What Kind Of Computer Monitor Are You Looking At This Question On?
What type of monitor do you have? CRT or LCD.
Sort for cathode-ray tubes, CRT monitors were the only choice consumers had for monitor technology for many years. Cathode ray tube (CRT) technology has been in use for more than 100 years, and is found in most televisions and computer monitors. A CRT works by moving an electron beam back and forth across the back of the screen. Each time the beam makes a pass across the screen, it lights up phosphor dots on the inside of the glass tube, thereby illuminating the active portions of the screen. By drawing many such lines from the top to the bottom of the screen, it creates an entire screen of images.
LCD/Flat panel Monitors
Short for liquid crystal display, LCD technology can be found in digital watches and computer monitors. LCD displays use two sheets of polarizing material with a liquid crystal solution between them. An electric current passed through the liquid causes the crystals to align so that light cannot pass through them. Each crystal, therefore, is like a shutter, either allowing light to pass through or blocking the light. Color LCD displays use two basic techniques for producing color: Passive matrix is the less expensive of the two technologies. The other technology, called thin film transistor (TFT) or active-matrix, produces color images that are as sharp as traditional CRT displays, but the technology is expensive.
CRT vs. LCD - The Pros and Cons of Each
Resolution & Viewing Quality
Resolution on a CRT is flexible and a newer model will provide you with viewing resolutions of up to 1600 by 1200 and higher, whereas on an LCD the resolution is fixed within each monitor (called a native resolution). The resolution on an LCD can be changed, but if you're running it at a resolution other than its native resolution you will notice a drop in performance or quality.

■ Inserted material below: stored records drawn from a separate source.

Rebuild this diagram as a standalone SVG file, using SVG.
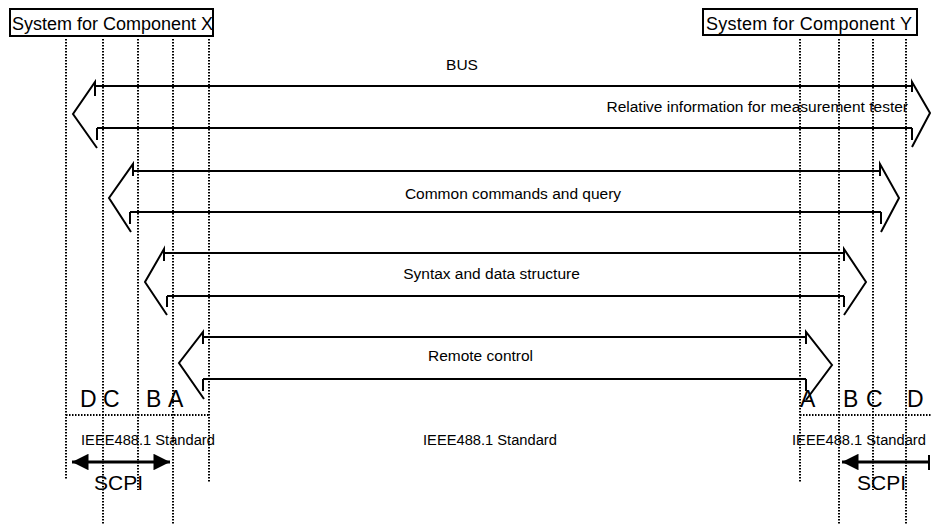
<svg xmlns="http://www.w3.org/2000/svg" width="931" height="525" viewBox="0 0 931 525">
<defs>
<style>
.t{font-family:"Liberation Sans",Arial,sans-serif;fill:#000}
.box{fill:#fff;stroke:#000;stroke-width:2}
.dot{fill:none;stroke:#000;stroke-width:2;stroke-dasharray:1.5 1.5}
.ln{fill:none;stroke:#000;stroke-width:2;stroke-linejoin:miter}
.lbl{font-size:15.5px}
.std{font-size:14.7px}
.let{font-size:23px}
.scpi{font-size:21px}
.thick{fill:none;stroke:#000;stroke-width:3}
</style>
<marker id="ah" viewBox="0 0 10 10" refX="10" refY="5" markerWidth="6" markerHeight="5.5" markerUnits="strokeWidth" orient="auto-start-reverse">
<path d="M0,0 L10,5 L0,10 Z" fill="#000"/>
</marker>
</defs>
<rect width="931" height="525" fill="#fff"/>

<g id="systemX">
<rect class="box" x="10" y="9" width="203" height="27"/>
<text class="t" x="12" y="30" font-size="18">System for Component X</text>
</g>
<g id="systemY">
<rect class="box" x="703" y="9" width="214" height="26"/>
<text class="t" x="706" y="30" font-size="18" textLength="206">System for Component Y</text>
</g>

<g id="gridlines">
<path class="dot" d="M66,39V480M103,39V525M138,39V490M173,39V525M209,39V482"/>
<path class="dot" d="M800,39V482M839,39V525M873,39V490M906,39V525"/>
<path class="dot" d="M66,415H209M800,415H931"/>
</g>

<g id="connectors">
<g id="busArrow">
<path class="ln" d="M95,86H912M97,128H912"/>
<path class="ln" d="M95,96V82L73,114L97,148M97,128V140"/>
<path class="ln" d="M912,92V82L930,113L912,147M912,128V140"/>
</g>
<g id="commonArrow">
<path class="ln" d="M133,171H880M130,212H881"/>
<path class="ln" d="M133,176V164L109,198L131,232M130,212V224"/>
<path class="ln" d="M880,176V164L899,198L881,232M881,212V224"/>
</g>
<g id="syntaxArrow">
<path class="ln" d="M164,253H844M167,296H844"/>
<path class="ln" d="M164,261V249L145,282L167,315M167,296V307"/>
<path class="ln" d="M844,261V249L866,282L844,315M844,296V307"/>
</g>
<g id="remoteArrow">
<path class="ln" d="M203,337H806M203,379H806"/>
<path class="ln" d="M203,344V332L179,363L204,399M203,379V391"/>
<path class="ln" d="M806,344V332L832,365L806,400M806,379V391"/>
</g>
<g id="scpiArrows">
<path class="thick" d="M72,462H170" marker-start="url(#ah)" marker-end="url(#ah)"/>
<path class="thick" d="M929,462H842" marker-end="url(#ah)"/>
<path class="ln" d="M929,455V470"/>
</g>
</g>

<g id="labels">
<text class="t lbl" x="462" y="70" text-anchor="middle">BUS</text>
<text class="t lbl" x="908" y="112" text-anchor="end">Relative information for measurement tester</text>
<text class="t lbl" x="513" y="199" text-anchor="middle">Common commands and query</text>
<text class="t lbl" x="491.5" y="279" text-anchor="middle">Syntax and data structure</text>
<text class="t lbl" x="480.5" y="361" text-anchor="middle">Remote control</text>
</g>

<g id="letters">
<text class="t let" x="80" y="407">D</text>
<text class="t let" x="103" y="407">C</text>
<text class="t let" x="146" y="407">B</text>
<text class="t let" x="168" y="407">A</text>
<text class="t let" x="800" y="407">A</text>
<text class="t let" x="843" y="407">B</text>
<text class="t let" x="866" y="407">C</text>
<text class="t let" x="907" y="407">D</text>
</g>

<g id="standards">
<text class="t std" x="81" y="445">IEEE488.1 Standard</text>
<text class="t std" x="423" y="445">IEEE488.1 Standard</text>
<text class="t std" x="792" y="445">IEEE488.1 Standard</text>
</g>

<g id="scpiLabels">
<text class="t scpi" x="94" y="490">SCPI</text>
<text class="t scpi" x="857" y="490">SCPI</text>
</g>
</svg>
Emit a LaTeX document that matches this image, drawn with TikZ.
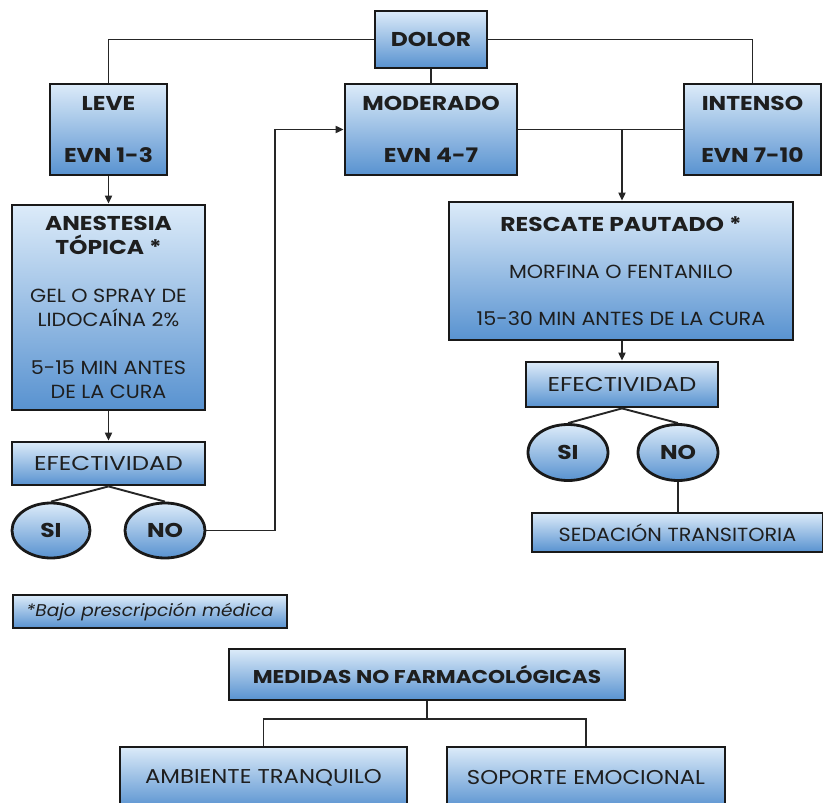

Both types of monitors (newer models) provide bright and vibrant color display. However, LCDs cannot display the maximum color range that a CRT can. In terms of image sharpness, when an LCD is running at its native resolution the picture quality is perfectly sharp. On a CRT the sharpness of the picture can be blemished by soft edges or a flawed focus.
A CRT monitor can be viewed from almost any angle, but with an LCD this is often a problem. When you use an LCD, your view changes as you move different angles and distances away from the monitor. At some odd angles, you may notice the picture fade, and possibly look as if it will disappear from view.